Le troisième, Révolution téléphonique, met en scène deux personnages récurrents de l’auteur : Coriolan et Barzol. Charlot Lucien nous a introduit ces deux personnages loquaces dès son premier CD, Ti Oma. Depuis lors, ils se manifestent dans chaque CD et continuent de nous épater par leur dialogue agrémenté d’humour et de sarcasme. Dans cette histoire, les deux compères attaquent cette manie qu’ont certains à pavoiser avec plusieurs portables.

Le quatrième, Henri Christophe ou la torche de la liberté, est un poème épique, relatant la bravoure du général Henri Christophe, lors des guerres de l’indépendance d’Haïti, face à la sommation par le général Leclerc de l’armée française d’abdiquer la ville du Cap. Ce titre est de la même veine que le poème Le Baptême de Capois-la-Mort du CD Ti Cyprien.
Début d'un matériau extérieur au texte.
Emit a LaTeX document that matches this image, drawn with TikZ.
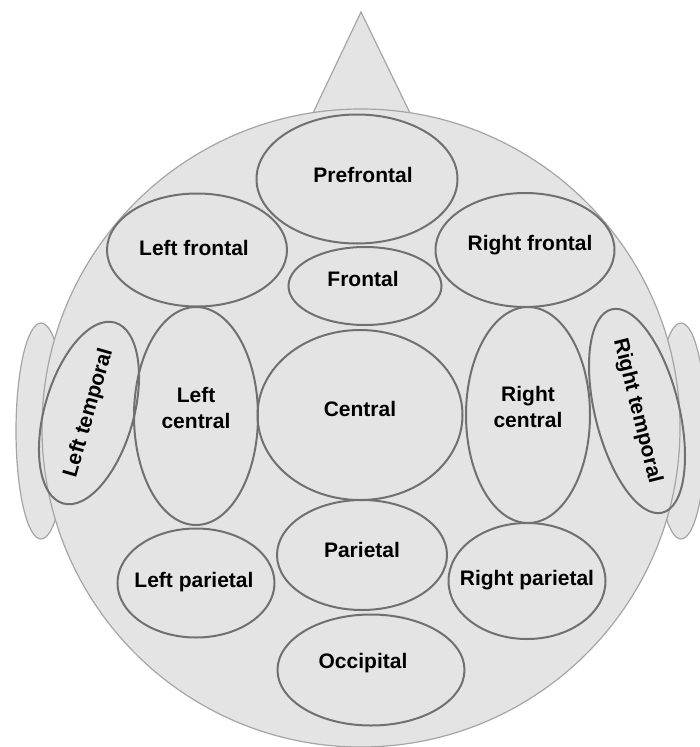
\documentclass[tikz,border=0pt]{standalone}
\usepackage{fontspec}
\setmainfont{Liberation Sans}
\usetikzlibrary{shapes.geometric}

\definecolor{skin}{RGB}{228,228,228}
\definecolor{rim}{RGB}{165,165,165}
\definecolor{zone}{RGB}{112,112,112}

\begin{document}
\begin{tikzpicture}[
			x = 1pt, y = -1pt,
			head/.style = {fill=skin, draw=rim, line width=1.2pt},
			region/.style = {ellipse, draw=zone, line width=2pt, inner sep=0pt},
			lbl/.style = {font=\bfseries\fontsize{21}{26}\selectfont, align=center}
			]

			\useasboundingbox (0,0) rectangle (699,747);

			\def\cx{361}
			\def\cy{428}
			\def\hr{319pt}

			% ears, nose and head
			\draw[head] (41,431) ellipse (25pt and 108pt);
			\draw[head] (681,431) ellipse (25pt and 108pt);
			\draw[head] (313,113) -- (361,12) -- (410,113) -- cycle;
			\draw[head] (\cx,\cy) circle (\hr);

			% regions
			\node[region, minimum width=201pt, minimum height=129pt,
				label={[lbl, xshift=6pt, yshift=4pt]center:Prefrontal}] (pf) at (357,179) {};
			\node[region, minimum width=180pt, minimum height=113pt,
				label={[lbl, xshift=-3pt, yshift=2pt]center:Left frontal}] (lf) at (197,250) {};
			\node[region, minimum width=179pt, minimum height=114pt,
				label={[lbl, xshift=5pt, yshift=5pt]center:Right frontal}] (rf) at (525,250) {};
			\node[region, minimum width=153pt, minimum height=78pt,
				label={[lbl, xshift=-2pt, yshift=7pt]center:Frontal}] (fr) at (365,286) {};

			\node[region, rotate=74, minimum width=182pt, minimum height=89pt,
				lbl] (lt) at (89,413) {Left temporal};
			\node[region, minimum width=124pt, minimum height=218pt,
				label={[lbl, yshift=8pt]center:Left\\central}] (lc) at (196,416) {};
			\node[region, minimum width=205pt, minimum height=170pt,
				label={[lbl, yshift=6pt]center:Central}] (ce) at (360,415) {};
			\node[region, minimum width=124pt, minimum height=216pt,
				label={[lbl, yshift=8pt]center:Right\\central}] (rc) at (528,415) {};
			\node[region, rotate=-76, minimum width=186pt, minimum height=84pt,
				lbl] (rt) at (637,411) {Right temporal};

			\node[region, minimum width=170pt, minimum height=110pt,
				label={[lbl, yshift=5pt]center:Parietal}] (pa) at (362,555) {};
			\node[region, minimum width=157pt, minimum height=109pt,
				label={[lbl, xshift=-2pt, yshift=1pt]center:Left parietal}] (lp) at (196,583) {};
			\node[region, minimum width=157pt, minimum height=116pt,
				label={[lbl, yshift=1pt]center:Right parietal}] (rp) at (527,581) {};
			\node[region, minimum width=187pt, minimum height=111pt,
				label={[lbl, xshift=-8pt, yshift=7pt]center:Occipital}] (oc) at (371,670) {};

		\end{tikzpicture}
\end{document}
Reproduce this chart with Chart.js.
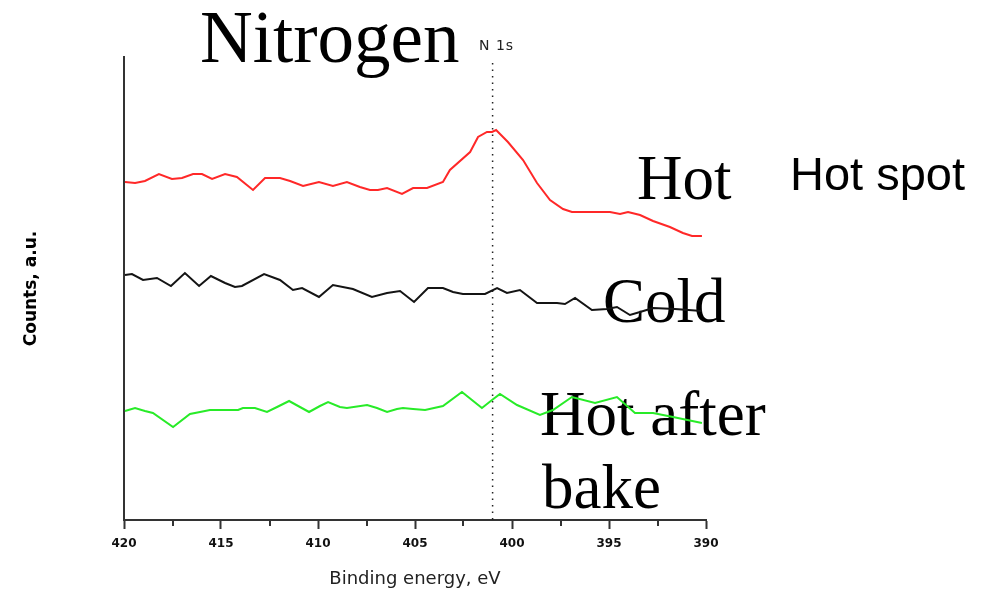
<!DOCTYPE html>
<html>
<head>
<meta charset="utf-8">
<script src="https://cdn.jsdelivr.net/npm/chart.js@4.4.1/dist/chart.umd.min.js"></script>
<style>
  html, body { margin: 0; padding: 0; background: #fff; }
  #wrap { width: 983px; height: 594px; position: relative; }
</style>
</head>
<body>
<div id="wrap"><canvas id="mycanvas"></canvas></div>
<script>
// N 1s spectra, binding energy (eV) against counts (a.u.)
var hotEnergy = [419.95, 419.43, 418.92, 418.20, 417.53, 417.01, 416.44, 415.98, 415.46, 414.79,
  414.18, 413.35, 412.73, 411.96, 411.44, 410.77, 409.95, 409.23, 408.51, 407.84,
  407.32, 406.91, 406.44, 405.67, 405.10, 404.38, 403.56, 403.20, 402.16, 401.75,
  401.29, 401.03, 400.82, 400.21, 399.43, 398.71, 398.04, 397.37, 396.91, 394.95,
  394.43, 394.02, 393.40, 392.73, 391.86, 391.19, 390.72, 390.21];
var hotCounts = [338, 337, 339, 346, 341, 342, 346, 346, 341, 346,
  343, 330, 342, 342, 339, 334, 338, 334, 338, 333,
  330, 330, 332, 326, 332, 332, 338, 350, 368, 383,
  388, 388, 390, 378, 360, 337, 320, 311, 308, 308,
  306, 308, 305, 299, 293, 287, 284, 284];

var coldEnergy = [419.95, 419.59, 419.02, 418.30, 417.58, 416.86, 416.13, 415.52, 414.79, 414.28,
  413.92, 412.78, 411.96, 411.29, 410.82, 409.95, 409.23, 408.20, 407.22, 406.44,
  405.77, 405.05, 404.33, 403.56, 403.04, 402.53, 401.39, 400.77, 400.26, 399.59,
  398.71, 397.68, 397.27, 396.75, 395.88, 395.10, 394.59, 393.92, 393.40, 392.73,
  391.60, 390.21];
var coldCounts = [245, 246, 240, 242, 234, 247, 234, 244, 237, 233,
  234, 246, 240, 230, 232, 223, 235, 231, 223, 227,
  229, 218, 232, 232, 228, 226, 226, 232, 227, 230,
  217, 217, 216, 222, 210, 211, 213, 205, 208, 212,
  211, 209];

var bakedEnergy = [419.95, 419.43, 418.92, 418.51, 417.47, 416.60, 416.08, 415.57, 414.12, 413.87,
  413.25, 412.63, 412.11, 411.49, 410.93, 410.46, 409.90, 409.48, 408.87, 408.51,
  407.47, 406.96, 406.44, 405.93, 405.62, 405.10, 404.48, 403.56, 402.58, 401.55,
  401.03, 400.62, 399.74, 398.56, 397.89, 396.91, 395.72, 394.59, 393.66, 392.73,
  391.70, 390.21];
var bakedCounts = [109, 112, 109, 107, 93, 106, 108, 110, 110, 112,
  112, 108, 113, 119, 113, 108, 114, 118, 113, 112,
  115, 112, 108, 111, 112, 111, 110, 114, 128, 112,
  120, 126, 115, 105, 110, 123, 117, 123, 107, 107,
  103, 97];

var majorTicks = [420, 415, 410, 405, 400, 395, 390];
var minorTicks = [417.5, 412.5, 407.5, 402.5, 397.5, 392.5];
var peakEnergy = 401.0;

function pairs(xs, ys) {
  var out = [];
  for (var i in xs) {
    out.push({ x: xs[i], y: ys[i] });
  }
  return out;
}

// free text, the N 1s marker line and short minor ticks
var decorations = {
  id: 'decorations',
  beforeDatasetsDraw: function(chart) {
    var c = chart.ctx;
    var xs = chart.scales.x;
    var area = chart.chartArea;
    c.save();

    c.strokeStyle = '#222';
    c.lineWidth = 1.5;
    c.setLineDash([1.5, 5]);
    c.beginPath();
    c.moveTo(xs.getPixelForValue(peakEnergy), area.top + 6);
    c.lineTo(xs.getPixelForValue(peakEnergy), area.bottom);
    c.stroke();
    c.setLineDash([]);

    c.fillStyle = '#000';
    c.textBaseline = 'alphabetic';
    c.font = '73px "Liberation Serif"';
    c.fillText('Nitrogen', 200, 62);
    c.font = '63px "Liberation Serif"';
    c.fillText('Hot', 637, 199);
    c.fillText('Cold', 603, 322);
    c.fillText('Hot after', 540, 435);
    c.fillText('bake', 542, 508);

    c.font = '14px "DejaVu Sans"';
    c.fillStyle = '#222';
    c.letterSpacing = '1px';
    c.fillText('N 1s', 479, 50);
    c.letterSpacing = '0px';

    c.font = '47px "Liberation Sans"';
    c.fillStyle = '#000';
    c.fillText('Hot spot', 790, 190);
    c.restore();
  },
  afterDraw: function(chart) {
    var c = chart.ctx;
    var xs = chart.scales.x;
    c.save();
    c.strokeStyle = '#333';
    c.lineWidth = 2;
    for (var i in minorTicks) {
      var px = Math.round(xs.getPixelForValue(minorTicks[i]));
      c.beginPath();
      c.moveTo(px, xs.top);
      c.lineTo(px, xs.top + 6);
      c.stroke();
    }
    c.restore();
  }
};

var chartdata = {
  datasets: [
    {
      label: 'Hot',
      data: pairs(hotEnergy, hotCounts),
      borderColor: 'rgba(255, 40, 40, 1)',
      borderWidth: 2
    },
    {
      label: 'Cold',
      data: pairs(coldEnergy, coldCounts),
      borderColor: 'rgba(20, 20, 20, 1)',
      borderWidth: 2
    },
    {
      label: 'Hot after bake',
      data: pairs(bakedEnergy, bakedCounts),
      borderColor: 'rgba(40, 235, 40, 1)',
      borderWidth: 2
    }
  ]
};

var ctx = document.getElementById('mycanvas');

var LineGraph = new Chart(ctx, {
  type: 'line',
  data: chartdata,
  options: {
    responsive: true,
    maintainAspectRatio: false,
    animation: false,
    layout: { padding: { left: 17, right: 277, top: 57, bottom: 0 } },
    elements: {
      line: { tension: 0, fill: false },
      point: { radius: 0 }
    },
    plugins: {
      legend: { display: false },
      tooltip: { enabled: false }
    },
    scales: {
      x: {
        type: 'linear',
        min: 390,
        max: 420,
        reverse: true,
        afterBuildTicks: function(scale) {
          scale.ticks = majorTicks.map(function(v) { return { value: v }; });
        },
        afterFit: function(scale) { scale.height = 74; },
        border: { display: true, color: '#333', width: 2 },
        grid: { drawOnChartArea: false, drawTicks: true, tickLength: 9, color: '#333', tickWidth: 2 },
        ticks: {
          color: '#111',
          padding: 8,
          maxRotation: 0,
          font: { family: 'DejaVu Sans', size: 12, weight: 'bold' }
        },
        title: {
          display: true,
          text: 'Binding energy, eV',
          color: '#222',
          padding: { top: 4, bottom: 4 },
          font: { family: 'DejaVu Sans', size: 18 }
        }
      },
      y: {
        min: 0,
        max: 463,
        afterFit: function(scale) { scale.width = 107; },
        border: { display: true, color: '#333', width: 2 },
        grid: { display: false },
        ticks: { display: false },
        title: {
          display: true,
          text: 'Counts, a.u.',
          color: '#000',
          padding: { top: 4, bottom: 4 },
          font: { family: 'DejaVu Sans', size: 17, weight: 'bold' }
        }
      }
    }
  },
  plugins: [decorations]
});
</script>
</body>
</html>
Les deux bénéficient de l’apport d’un arrangement musical hors pair.

Pour les musiques d’accompagnement, Il est à signaler la contribution du baryton lyrique Pierre Gardy Fontaine dans la chanson "Tande priyè pitit Bondye", ainsi que celle de Manno Chalmay et d’Yvon André dit Kapi.


Avec déjà cinq albums à son actif, Charlot Lucien continue à maintenir en vie la tradition des lodyans. Chacune de ses histoires constitue des pochettes de sang qu’il transfuse à ce genre pour qu’il ne meure point. A vous, animateurs et directeurs de programmation dans les stations de radio, de proposer à vos auditeurs les histoires de ce griot contemporain. Ils vous en seront reconnaissants.